The decline highlights a volatile transition in the world's largest auto market, where a collapse in traditional engine demand is not being fully offset by electric vehicles.
Gasoline-vehicle sales declined by over 30% [3] during the month. This sharp drop in demand was attributed to a broader economic slowdown and the impact of the Iran oil shock [4]. While the shift toward green energy continues, electric-vehicle sales also slipped by 6.8% [5] in April.
Despite the domestic slump, Chinese manufacturers found success in foreign markets. Passenger-car exports surged nearly 85% [6] in April 2024. This growth suggests that manufacturers are pivoting toward international buyers to compensate for weakening local consumption.
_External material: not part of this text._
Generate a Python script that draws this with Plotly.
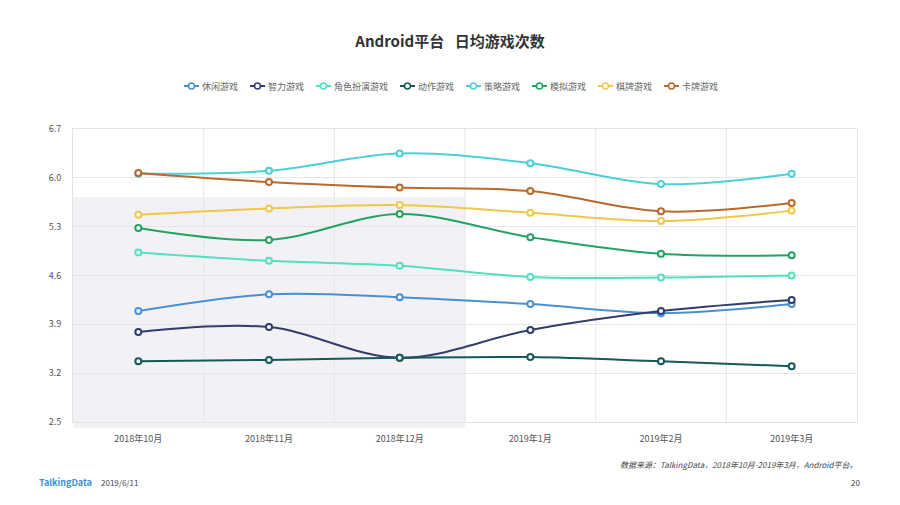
import plotly.graph_objects as go

months = ["2018年10月", "2018年11月", "2018年12月", "2019年1月", "2019年2月", "2019年3月"]

casual = [4.09, 4.33, 4.29, 4.19, 4.06, 4.19]        # 休闲游戏
puzzle = [3.79, 3.86, 3.42, 3.82, 4.09, 4.25]        # 智力游戏
rpg = [4.93, 4.81, 4.74, 4.58, 4.57, 4.60]           # 角色扮演游戏
action = [3.37, 3.39, 3.42, 3.43, 3.37, 3.30]        # 动作游戏
strategy = [6.06, 6.10, 6.35, 6.21, 5.91, 6.06]      # 策略游戏
simulation = [5.28, 5.11, 5.48, 5.15, 4.91, 4.89]    # 模拟游戏
board = [5.47, 5.56, 5.61, 5.50, 5.38, 5.53]         # 棋牌游戏
card = [6.07, 5.94, 5.86, 5.81, 5.52, 5.64]          # 卡牌游戏

series_names = ["休闲游戏", "智力游戏", "角色扮演游戏", "动作游戏", "策略游戏", "模拟游戏", "棋牌游戏", "卡牌游戏"]
series_values = [casual, puzzle, rpg, action, strategy, simulation, board, card]
colors = ["#4a8fd4", "#2f3e6b", "#52e0bf", "#16595a", "#4ccfd6", "#22a263", "#f0c84a", "#b9692d"]

y_ticks = [2.5, 3.2, 3.9, 4.6, 5.3, 6.0, 6.7]
shade_top = 5.725

FONT = "Noto Sans CJK SC"
W, H = 900, 505
L, R, T, B = 73, 43, 129, 83
PW, PH = W - L - R, H - T - B


def px_x(px):
    return (px - L) / PW


def px_y(py):
    return (H - B - py) / PH


def dx(p):
    return p / PW


def dy(p):
    return p / PH


fig = go.Figure()
for name, vals, c in zip(series_names, series_values, colors):
    fig.add_trace(go.Scatter(
        x=months, y=vals, name=name, mode="lines+markers",
        line=dict(color=c, width=2, shape="spline", smoothing=1),
        marker=dict(size=6, color="white", line=dict(color=c, width=2)),
        showlegend=False,
    ))

fig.add_shape(type="rect", xref="x", yref="paper", x0=-0.5, x1=2.5, y0=-0.02,
              y1=(shade_top - y_ticks[0]) / (y_ticks[-1] - y_ticks[0]),
              fillcolor="#f2f1f5", line=dict(width=0), layer="below")

fig.update_layout(
    width=W, height=H,
    margin=dict(l=L, r=R, t=T, b=B),
    paper_bgcolor="white", plot_bgcolor="white",
    font=dict(family=FONT, size=9, color="#666"),
    title=dict(text="<b>Android平台\u2002\u2009日均游戏次数</b>", x=0.5, xanchor="center",
               y=1 - 42 / H, yanchor="middle", font=dict(family=FONT, size=15, color="#333")),
    showlegend=False,
)
fig.update_xaxes(
    type="category", range=[-0.5, 5.5], showgrid=False,
    showline=True, linecolor="#e3e3e3", mirror=True, ticks="", ticklabelstandoff=8,
    tickfont=dict(family=FONT, size=9, color="#555"),
)
for i in range(len(months) - 1):
    fig.add_shape(type="line", xref="x", yref="paper", x0=i + 0.5, x1=i + 0.5, y0=0, y1=1,
                  line=dict(color="#e6e6e6", width=1), layer="below")
fig.update_yaxes(
    range=[y_ticks[0], y_ticks[-1]], tickvals=y_ticks, ticktext=[f"{v:.1f}" for v in y_ticks],
    showgrid=True, gridcolor="#e6e6e6", gridwidth=1, zeroline=False,
    showline=True, linecolor="#e3e3e3", mirror=True, ticks="", ticklabelstandoff=9,
    tickfont=dict(family=FONT, size=9, color="#555"),
)

# custom compact legend (centered row)
LEG_FS = 9
SYM_W, SYM_GAP, ITEM_GAP = 15, 3, 12
widths = [SYM_W + SYM_GAP + LEG_FS * len(n) for n in series_names]
total = sum(widths) + ITEM_GAP * (len(widths) - 1)
cx = 451 - total / 2
ly = px_y(86)
for name, c, w in zip(series_names, colors, widths):
    fig.add_shape(type="line", xref="paper", yref="paper", x0=px_x(cx), x1=px_x(cx + SYM_W), y0=ly, y1=ly,
                  line=dict(color=c, width=2))
    mx = px_x(cx + SYM_W / 2)
    fig.add_shape(type="circle", xref="paper", yref="paper", x0=mx - dx(3), x1=mx + dx(3),
                  y0=ly - dy(3), y1=ly + dy(3), fillcolor="white", line=dict(color=c, width=1.6))
    fig.add_annotation(text=name, xref="paper", yref="paper", x=px_x(cx + SYM_W + SYM_GAP), xanchor="left",
                       y=ly, yanchor="middle", showarrow=False, xshift=-2,
                       font=dict(family=FONT, size=LEG_FS, color="#666"))
    cx += w + ITEM_GAP

fig.add_annotation(text="<i>数据来源：TalkingData，2018年10月-2019年3月，Android平台。</i>",
                   xref="paper", yref="paper", x=px_x(860), xanchor="right", y=px_y(464), yanchor="middle",
                   showarrow=False, font=dict(family=FONT, size=8, color="#444"))
fig.add_annotation(text="<b>TalkingData</b>", xref="paper", yref="paper", x=px_x(37), xanchor="left",
                   y=px_y(482), yanchor="middle", showarrow=False,
                   font=dict(family=FONT, size=9, color="#3a90d6"))
fig.add_annotation(text="2019/6/11", xref="paper", yref="paper", x=px_x(99), xanchor="left",
                   y=px_y(482), yanchor="middle", showarrow=False,
                   font=dict(family=FONT, size=8, color="#444"))
fig.add_annotation(text="20", xref="paper", yref="paper", x=px_x(862), xanchor="right",
                   y=px_y(482), yanchor="middle", showarrow=False,
                   font=dict(family=FONT, size=8, color="#444"))

fig.write_html("out.html", config={"displayModeBar": False},
               post_script="document.body.style.margin='0';")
Market data indicates that electric vehicles now hold a 60% share of total sales [7]. This milestone comes even as the sector faces a general downturn in monthly volume.
Industry analysts have offered varying views on the causes of the decline. Some reports link the slump to macroeconomic factors and energy shocks [4], while others said specific product issues, such as a brake-fault recall at BMW, contributed to the broader demand drop [8].
“Overall car sales in China fell 21.5% in April 2024”
The divergence between crashing domestic gasoline sales and surging exports indicates a strategic shift for Chinese automakers. As internal demand for combustion engines vanishes and EV growth plateaus, the industry is increasingly dependent on global trade to maintain volume. This transition may heighten trade tensions with other nations as China seeks to offload excess production capacity.